GENERALLY SPEAKING, PEOPLE develop

in an art at a rate whereby it is difficult to state that something caused the shift in the way they perceive things.

There are of course exceptions to this, such as if you went on a workshop to learn a new skill that you didn’t have before.

 I started to write this at a time when the 2021 Honours Board had met, but I did not yet know whether I’d been successful or had failed in my attempt.

 In the process of putting the set together, there had been many occasions when I questioned why I was doing this.

Putting the set together was a challenge, taking both time and money.

At the end of the day, was it really important to have a bunch of people telling me whether my work met a standard that they had set?

 Equally, the letters that I would gain after my name had no real relevance beyond the amateur photography community.

That would be different if I was doing photography as my career and seeking the honours within NZIPP.

Therefore, there were lots of times when I questioned why I was doing this.
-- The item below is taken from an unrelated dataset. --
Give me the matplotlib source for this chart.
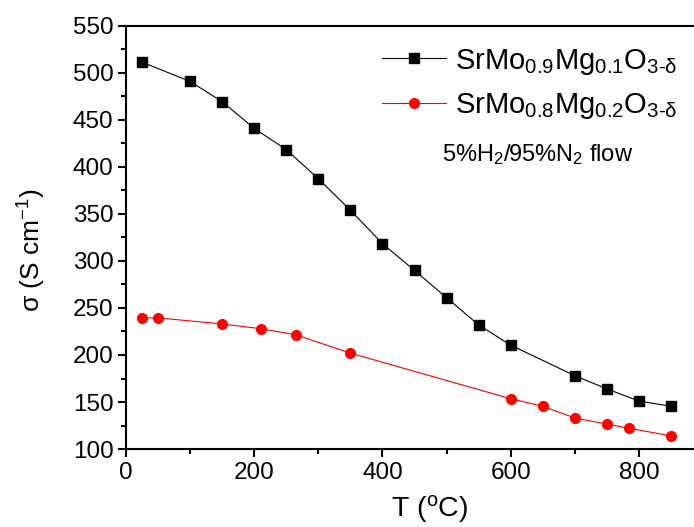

In the first week of March, I finally managed to realise a concept that I had been developing for the best part of a year.

 I had visualised what the set would look like, and I had collected materials along the way.

The shoot involved a makeup artist and a model, so I had to work with their availability.

I wanted to incorporate fire, and that dictated that the shoot would be made outside.

 Additionally, the costume that I had made was quite minimal, so I needed to shoot when the weather was warm. As I wanted to have full control over the light, I was shooting in the evening.

Obviously, shooting outside meant that we didn’t know if the weather gods would comply or wash it out.